Every class had grade-level meetings, where students discussed how school was going for them, connected with each other and played various games, including “Skribbl.io” and “Among Us,”  the virtual-equivalent of cops and robbers. In addition, the WCHS Ambassadors also held one of their virtual socials where students were able to play “Among Us” together.

“It was fun,” freshman Michaela Belloso said. “I was surprised that there weren’t that many people. I was really excited to play.”

Fellow freshman Anisa Speight also had a good time at the event, even though she got killed by the Imposter a handful of times in the game. She had this event circled on her calendar for weeks.

“I found out about this a few weeks ago,” Speight said. “I was able to see people from middle school, which was nice.”

In addition to leading the junior class’ grade-level meetings, Field also helped students during the virtual check-ins. Instead of the usual procedure, where students go to a specific teacher, all students who needed to check-in went to that subject’s Zoom. Each was an hour-long and did not overlap.

“All social studies teachers were present at the virtual check-in for help,” Field said. “The only students that came to see me were students who had to make up an assessment that was given last week. It worked very well for that purpose.”

These virtual events allowed students to have an activity during the half-days. Many students appreciated the break in the monotony of their schedules, like a junior who joined their grade-level meeting to play “Among Us.” 

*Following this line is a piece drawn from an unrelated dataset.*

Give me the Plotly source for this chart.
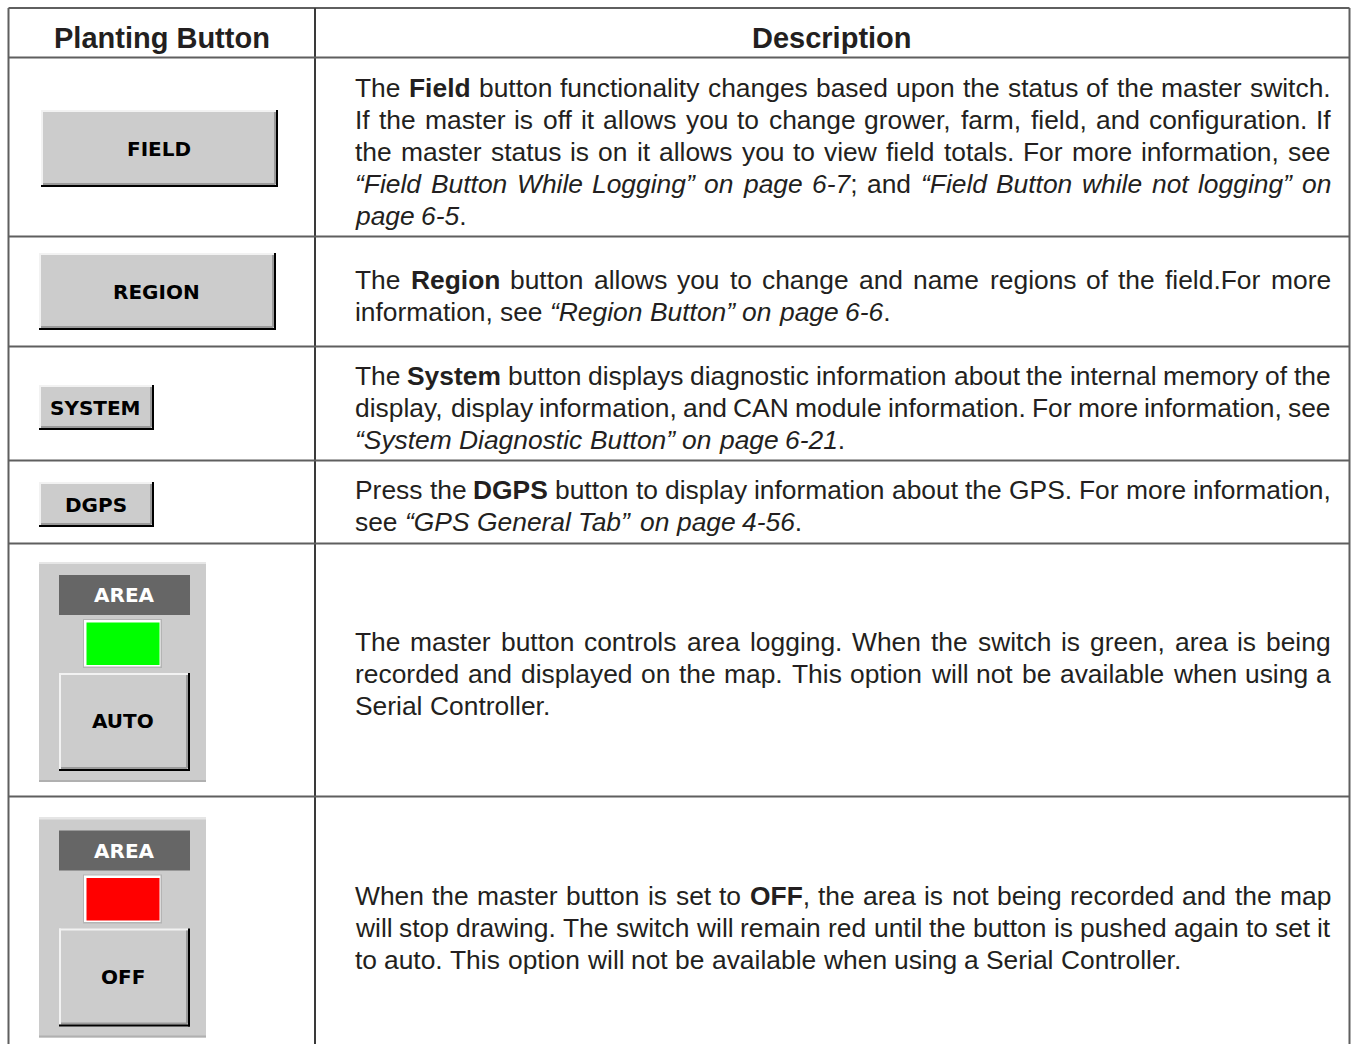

“I like playing ‘Among Us.’ That’s why I decided to come,” junior Gabrielle Cardichon said.

At the end of the day, the goal of the activities was for students to catch up with each other and bond in this virtual environment. Field calls it a success.

“It was awesome to see students, some of whom I’ve never met before,” Field said. “I enjoyed meeting them! Just to feel a sense of community during these trying times.  Perhaps relieve some stress about school too.”